Stated problem: Write out, word for word, every line from the first one through the line that holds "Chart.register(...registerables);", and nothing else; skip the pictures.

Data section:
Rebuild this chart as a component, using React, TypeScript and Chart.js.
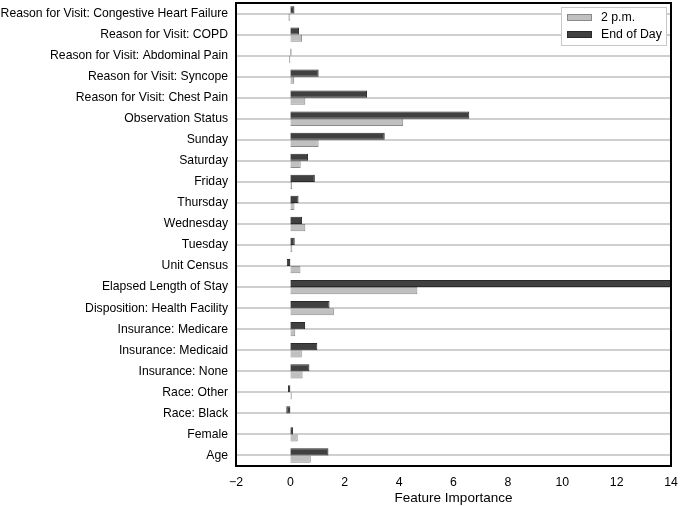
import React, { useEffect, useRef } from "react";
import { Chart, registerables } from "chart.js";

Chart.register(...registerables);

const categories = [
  "Reason for Visit: Congestive Heart Failure",
  "Reason for Visit: COPD",
  "Reason for Visit: Abdominal Pain",
  "Reason for Visit: Syncope",
  "Reason for Visit: Chest Pain",
  "Observation Status",
  "Sunday",
  "Saturday",
  "Friday",
  "Thursday",
  "Wednesday",
  "Tuesday",
  "Unit Census",
  "Elapsed Length of Stay",
  "Disposition: Health Facility",
  "Insurance: Medicare",
  "Insurance: Medicaid",
  "Insurance: None",
  "Race: Other",
  "Race: Black",
  "Female",
  "Age",
];

const endOfDay = [0.15, 0.32, 0.04, 1.04, 2.82, 6.58, 3.47, 0.65, 0.9, 0.3, 0.43, 0.16, -0.13, 14.2, 1.44, 0.54, 0.99, 0.7, -0.09, -0.15, 0.1, 1.4];
const twoPm = [-0.07, 0.43, -0.05, 0.14, 0.55, 4.15, 1.04, 0.38, 0.06, 0.15, 0.55, 0.07, 0.37, 4.67, 1.6, 0.18, 0.42, 0.45, 0.05, 0.01, 0.27, 0.75];

const xTicks = [-2, 0, 2, 4, 6, 8, 10, 12, 14];

const seriesNames = ["2 p.m.", "End of Day"];
const FONT = "Arial, 'Liberation Sans', sans-serif";

export default function App() {
  const ref = useRef<HTMLCanvasElement | null>(null);

  useEffect(() => {
    document.body.style.margin = "0";
    const canvas = ref.current!;
    const frame = {
      id: "frame",
      afterDatasetsDraw(chart: any) {
        const { ctx, chartArea: a } = chart;
        ctx.save();
        ctx.strokeStyle = "#000";
        ctx.lineWidth = 2;
        ctx.strokeRect(a.left, a.top, a.right - a.left, a.bottom - a.top);
        // legend
        const lx = 561, ly = 7, lw = 105, lh = 38;
        ctx.fillStyle = "#fff";
        ctx.fillRect(lx, ly, lw, lh);
        ctx.strokeStyle = "#c8c8c8";
        ctx.lineWidth = 1;
        ctx.strokeRect(lx + 0.5, ly + 0.5, lw, lh);
        const items = [
          { label: seriesNames[0], fill: "#c0c0c0", border: "#8a8a8a" },
          { label: seriesNames[1], fill: "#404040", border: "#2a2a2a" },
        ];
        ctx.font = "12.3px " + FONT;
        ctx.textBaseline = "middle";
        ctx.textAlign = "left";
        items.forEach((it, i) => {
          const y = ly + 10 + i * 17;
          ctx.fillStyle = it.fill;
          ctx.fillRect(lx + 6, y - 3, 25, 7);
          ctx.strokeStyle = it.border;
          ctx.strokeRect(lx + 6.5, y - 2.5, 24, 6);
          ctx.fillStyle = "#000";
          ctx.fillText(it.label, lx + 40, y + 1);
        });
        ctx.restore();
      },
    };

    const chart = new Chart(canvas, {
      type: "bar",
      data: {
        labels: categories,
        datasets: [
          {
            label: seriesNames[1],
            data: endOfDay,
            backgroundColor: "#404040",
            borderColor: "#2a2a2a",
            borderWidth: 1,
            categoryPercentage: 0.68,
            barPercentage: 1,
          },
          {
            label: seriesNames[0],
            data: twoPm,
            backgroundColor: "#c0c0c0",
            borderColor: "#8a8a8a",
            borderWidth: 1,
            categoryPercentage: 0.68,
            barPercentage: 1,
          },
        ],
      },
      options: {
        indexAxis: "y",
        responsive: false,
        animation: false,
        layout: { padding: { top: 3, right: 9, left: 0, bottom: 0 } },
        plugins: {
          legend: { display: false },
          tooltip: { enabled: false },
        },
        scales: {
          x: {
            type: "linear",
            min: -2,
            max: 14,
            afterBuildTicks(scale: any) {
              scale.ticks = xTicks.map((v) => ({ value: v }));
            },
            afterFit(scale: any) {
              scale.height = 40;
              scale.paddingLeft = 0;
              scale.paddingRight = 0;
            },
            grid: { display: false, drawTicks: false, tickLength: 0 },
            border: { display: false },
            ticks: {
              color: "#000",
              font: { size: 12.3, family: FONT },
              padding: 9,
              callback: (v: any) => (Number(v) < 0 ? "\u2212" + Math.abs(Number(v)) : String(v)),
            },
            title: {
              display: true,
              text: "Feature Importance",
              color: "#000",
              font: { size: 13.5, family: FONT },
              padding: { top: 3, bottom: 0 },
            },
          },
          y: {
            type: "category",
            afterFit(scale: any) {
              scale.width = 236;
              scale.paddingTop = 0;
              scale.paddingBottom = 0;
            },
            grid: {
              offset: false,
              color: "#cfcfcf",
              lineWidth: 2,
              drawTicks: false,
            },
            border: { display: false },
            ticks: {
              color: "#000",
              font: { size: 12.2, family: FONT },
              padding: 8,
              autoSkip: false,
            },
          },
        },
      },
      plugins: [frame],
    } as any);
    return () => chart.destroy();
  }, []);

  return <canvas ref={ref} width={680} height={506} style={{ display: "block" }} />;
}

Output:
Rebuild this chart as a component, using React, TypeScript and Chart.js.
import React, { useEffect, useRef } from "react";
import { Chart, registerables } from "chart.js";

Chart.register(...registerables);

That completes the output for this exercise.